AIWiki
Malaysia

Stable Diffusion

Stable Diffusion is an open-source latent diffusion model developed by Stability AI that generates high-quality images from text prompts, running efficiently on consumer-grade hardware.

5 min readLast updated May 2026Models

Stable Diffusion is a latent diffusion model developed by Stability AI in collaboration with researchers at Ludwig Maximilian University of Munich and RunwayML, first released publicly in August 2022. It is one of the most widely adopted open-source generative AI models, capable of producing photorealistic and artistic images from natural language text prompts. Unlike many contemporary image generation systems that operate exclusively through cloud APIs, Stable Diffusion can run on consumer-grade graphics processing units (GPUs), making it accessible to individual developers, artists, and researchers worldwide.

By 2024, an estimated 80 percent of all AI-generated images were produced using Stable Diffusion-based tools or derivatives, reflecting the model's dominant position in the open-source image generation ecosystem.

Architecture

Stable Diffusion is built on the latent diffusion model (LDM) architecture, which performs the diffusion process in a compressed latent space rather than directly in pixel space. This design choice is the key technical innovation that makes the model computationally practical.

The model consists of three primary components. The variational autoencoder (VAE) compresses input images into a lower-dimensional latent representation and reconstructs images from latent codes. The U-Net, a convolutional architecture with attention layers, learns to iteratively denoise latent representations during both training and inference. The text encoder, typically a CLIP (Contrastive Language-Image Pre-training) model developed by OpenAI, converts text prompts into numerical embeddings that guide the denoising process.

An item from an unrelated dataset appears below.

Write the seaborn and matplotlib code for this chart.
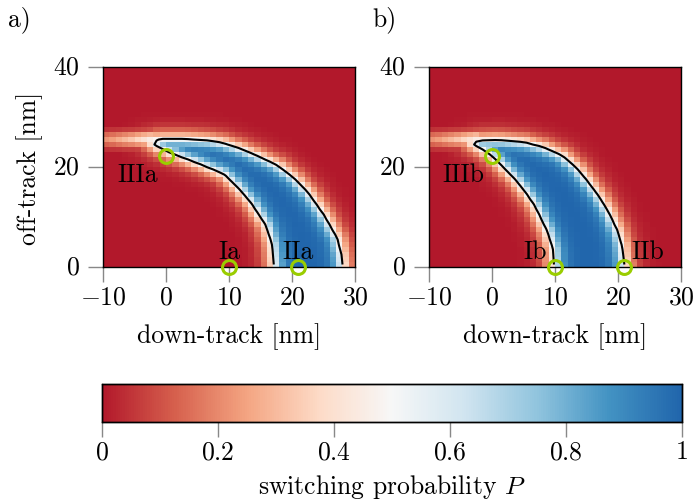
import numpy as np
import seaborn as sns
import matplotlib.pyplot as plt
from matplotlib.colors import LinearSegmentedColormap
from matplotlib.path import Path

# grid: 1 nm cells, down-track -10..30, off-track 0..40
x_edges = np.arange(-10, 31)
y_edges = np.arange(0, 41)

# P = 0.5 boundary (x, y in nm), panel a)
a_edge_x = [-2.5, -1.0, 0.8, 3.0, 6.6, 9.0, 11.9, 14.5, 17.7, 20.3, 22.5, 25.1, 27.2, 27.8, 28.0, 28.0,
            17.2, 17.2, 16.9, 15.9, 13.5, 11.5, 9.25, 5.0, 0.8, -1.2]
a_edge_y = [25.1, 25.6, 25.6, 25.6, 25.3, 24.8, 23.6, 22.2, 20.3, 17.8, 14.9, 10.3, 5.6, 2.5, 0.0, -10.0,
            -10.0, 0.0, 4.3, 8.3, 12.9, 15.8, 18.6, 20.8, 22.8, 24.0]

# panel b)
b_edge_x = [-3.0, -1.6, 1.0, 5.2, 8.0, 11.1, 13.4, 15.3, 17.0, 18.5, 19.8, 20.6, 21.0, 21.0,
            9.9, 9.9, 9.7, 8.9, 6.8, 5.2, 3.65, 1.8, -0.05, -1.6]
b_edge_y = [24.6, 25.3, 25.4, 24.9, 24.0, 22.3, 19.8, 16.9, 14.0, 10.9, 7.5, 4.3, 0.0, -10.0,
            -10.0, 0.0, 3.5, 6.9, 12.3, 15.2, 17.6, 20.0, 22.3, 23.6]

# faint band left of the tip (around y = 25 nm), peak P per column x = -10..-3
tail_x = [-10, -9, -8, -7, -6, -5, -4, -3]
tail_p = [0.22, 0.24, 0.27, 0.30, 0.33, 0.37, 0.41, 0.45]
tail_rows = [23, 24, 25, 26, 27]
tail_fall = [0.2, 0.6, 1.0, 0.65, 0.2]

# marked points and labels
a_pts_x, a_pts_y = [0, 10, 21], [22.3, 0, 0]
b_pts_x, b_pts_y = [0, 10, 21], [22.3, 0, 0]
a_labels = [("IIIa", -4.5, 18.6), ("Ia", 10.0, 3.1), ("IIa", 20.9, 3.1)]
b_labels = [("IIIb", -4.5, 18.6), ("Ib", 6.8, 3.1), ("IIb", 24.8, 3.1)]

rdbu9 = ["#b2182b", "#d6604d", "#f4a582", "#fddbc7", "#f7f7f7",
         "#d1e5f0", "#92c5de", "#4393c3", "#2166ac"]
cmap = LinearSegmentedColormap.from_list("rdbu9", rdbu9)

FS = 18.5
plt.rcParams.update({
    "font.family": "serif",
    "font.serif": ["cmr10"],
    "mathtext.fontset": "cm",
    "axes.formatter.use_mathtext": True,
    "font.size": FS,
})


def build_grid(ex, ey):
    xc = (x_edges[:-1] + x_edges[1:]) / 2
    yc = (y_edges[:-1] + y_edges[1:]) / 2
    X, Y = np.meshgrid(xc, yc)
    pts = np.column_stack([X.ravel(), Y.ravel()])
    poly = np.column_stack([ex, ey])
    inside = Path(poly).contains_points(pts)
    nxt = np.roll(poly, -1, axis=0)
    d = np.full(len(pts), np.inf)
    for p, q in zip(poly, nxt):
        seg = q - p
        t = np.clip(((pts - p) @ seg) / (seg @ seg), 0, 1)
        proj = p + t[:, None] * seg
        d = np.minimum(d, np.hypot(*(pts - proj).T))
    s = np.where(inside, d / 0.8, -d / 1.0)
    P = (1 / (1 + np.exp(-s))).reshape(X.shape)
    for tx, tp in zip(tail_x, tail_p):
        j = int(tx - x_edges[0])
        for i, f in zip(tail_rows, tail_fall):
            P[i, j] = max(P[i, j], tp * f)
    return P


fig = plt.figure(figsize=(6.97, 5.02), dpi=100)
ax_a = fig.add_axes([103 / 697, 1 - 268 / 502, 252 / 697, 200 / 502])
ax_b = fig.add_axes([429 / 697, 1 - 268 / 502, 252 / 697, 200 / 502])
cax = fig.add_axes([102 / 697, 1 - 422.5 / 502, 579.5 / 697, 38 / 502])

panels = [(ax_a, a_edge_x, a_edge_y, a_pts_x, a_pts_y, a_labels, "a)", 8),
          (ax_b, b_edge_x, b_edge_y, b_pts_x, b_pts_y, b_labels, "b)", 372)]

for k, (ax, ex, ey, px, py, labels, tag, tag_x) in enumerate(panels):
    P = build_grid(ex, ey)
    sns.heatmap(P, ax=ax, cmap=cmap, vmin=0, vmax=1, cbar=(k == 0),
                cbar_ax=cax if k == 0 else None,
                cbar_kws={"orientation": "horizontal"}, rasterized=True)
    ax.invert_yaxis()
    cx = np.arange(P.shape[1]) + 0.5
    cy = np.arange(P.shape[0]) + 0.5
    ax.contour(cx, cy, P, levels=[0.5], colors="black", linewidths=1.5)
    ax.plot(np.array(px) - x_edges[0], py, "o", ms=10, mfc="none",
            mec="#9acd00", mew=2.2, clip_on=False, zorder=5)
    for txt, tx, ty in labels:
        ax.text(tx - x_edges[0], ty, txt, ha="center", va="center", fontsize=FS)
    ax.set_xlim(0, 40)
    ax.set_ylim(0, 40)
    ax.set_xticks([0, 10, 20, 30, 40])
    ax.set_xticklabels([r"$-10$", r"$0$", r"$10$", r"$20$", r"$30$"], rotation=0)
    ax.set_yticks([0, 20, 40])
    ax.set_yticklabels([r"$0$", r"$20$", r"$40$"], rotation=0)
    ax.tick_params(length=11, width=1, color="#888888", labelsize=FS)
    ax.tick_params(axis="x", pad=2)
    ax.tick_params(axis="y", pad=6)
    for sp in ax.spines.values():
        sp.set_visible(True)
        sp.set_color("black")
        sp.set_linewidth(1.0)
    ax.set_xlabel("down-track [nm]", fontsize=FS, labelpad=10)
    fig.text(tag_x / 697, 1 - 20 / 502, tag, fontsize=FS, va="center")

ax_a.set_ylabel("off-track [nm]", fontsize=FS, labelpad=7)

cax.set_xticks([0, 0.2, 0.4, 0.6, 0.8, 1])
cax.set_xticklabels([r"$0$", r"$0.2$", r"$0.4$", r"$0.6$", r"$0.8$", r"$1$"])
cax.tick_params(length=11, width=1, color="#888888", labelsize=FS, pad=2)
cax.xaxis.set_ticks_position("bottom")
cax.set_xlabel(r"switching probability $P$", fontsize=FS, labelpad=6)
for sp in cax.spines.values():
    sp.set_visible(True)
    sp.set_color("black")
    sp.set_linewidth(1.0)

fig.savefig("out.png", dpi=100)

Forward and Reverse Diffusion

During training, the forward diffusion process gradually adds Gaussian noise to image latents over a fixed number of timesteps until the latent is indistinguishable from pure random noise. The model then learns to reverse this process, predicting and subtracting the noise at each step to recover the original latent. This is inspired by principles from non-equilibrium thermodynamics and has strong theoretical connections to score-based generative models.

During inference, generation begins from a random noise tensor. The U-Net iteratively denoises this tensor over many timesteps (typically 20 to 50 steps), guided by the text embedding, until a coherent image latent emerges. The VAE decoder then maps this latent back to pixel space to produce the final image.

Versions and Variants

Stability AI has released multiple versions of the model since 2022. Stable Diffusion 1.5, released in October 2022, became the most widely used base model due to its balance of quality and speed. Stable Diffusion 2.0 and 2.1 improved resolution handling and updated the text encoder to OpenCLIP. Stable Diffusion XL (SDXL), released in 2023, introduced a two-stage architecture producing higher-quality images at 1024x1024 resolution. Stable Diffusion 3 and 3.5, released in 2024, incorporated a multimodal diffusion transformer architecture with improved text rendering and composition.

Capabilities and Use Cases

The model supports several primary use cases. Text-to-image generation creates images from a written prompt describing the desired content. Image-to-image translation transforms an existing image guided by a prompt, blending the source image structure with the prompt's semantic content. Inpainting allows selective regeneration of masked regions within an image. ControlNet, a popular extension, enables precise spatial control over generated images using edge maps, depth maps, or human pose skeletons.

Fine-tuning methods including DreamBooth and textual inversion allow users to train the model on a small number of custom images, enabling it to generate novel depictions of specific subjects, styles, or objects.

Open-Source Ecosystem

The open-source release of Stable Diffusion's weights in 2022 catalysed a large ecosystem of community tools and applications. Automatic1111's AUTOMATIC1111 webUI became the dominant local interface, offering extensive controls and a plugin system. ComfyUI, a node-based workflow tool, provides more flexible pipeline construction. Hugging Face hosts thousands of fine-tuned model variants and LoRA (Low-Rank Adaptation) weights contributed by the community.

This open ecosystem contrasts with the closed API models such as DALL-E and Midjourney, enabling researchers and developers to study, modify, and redistribute the model and its derivatives.

See Also

References

  1. Rombach, R., Blattmann, A., Lorenz, D., Esser, P., and Ommer, B. (2022). High-Resolution Image Synthesis with Latent Diffusion Models. Proceedings of CVPR 2022.
  2. Stability AI. (2022). Stable Diffusion Public Release. stability.ai.
  3. Podell, D. et al. (2023). SDXL: Improving Latent Diffusion Models for High-Resolution Image Synthesis. arXiv:2307.01952.
  4. Ruiz, N. et al. (2023). DreamBooth: Fine Tuning Text-to-Image Diffusion Models for Subject-Driven Generation. Proceedings of CVPR 2023.
  5. MDEC. (2024). Digital Creative Industry Report. Malaysia Digital Economy Corporation, Kuala Lumpur.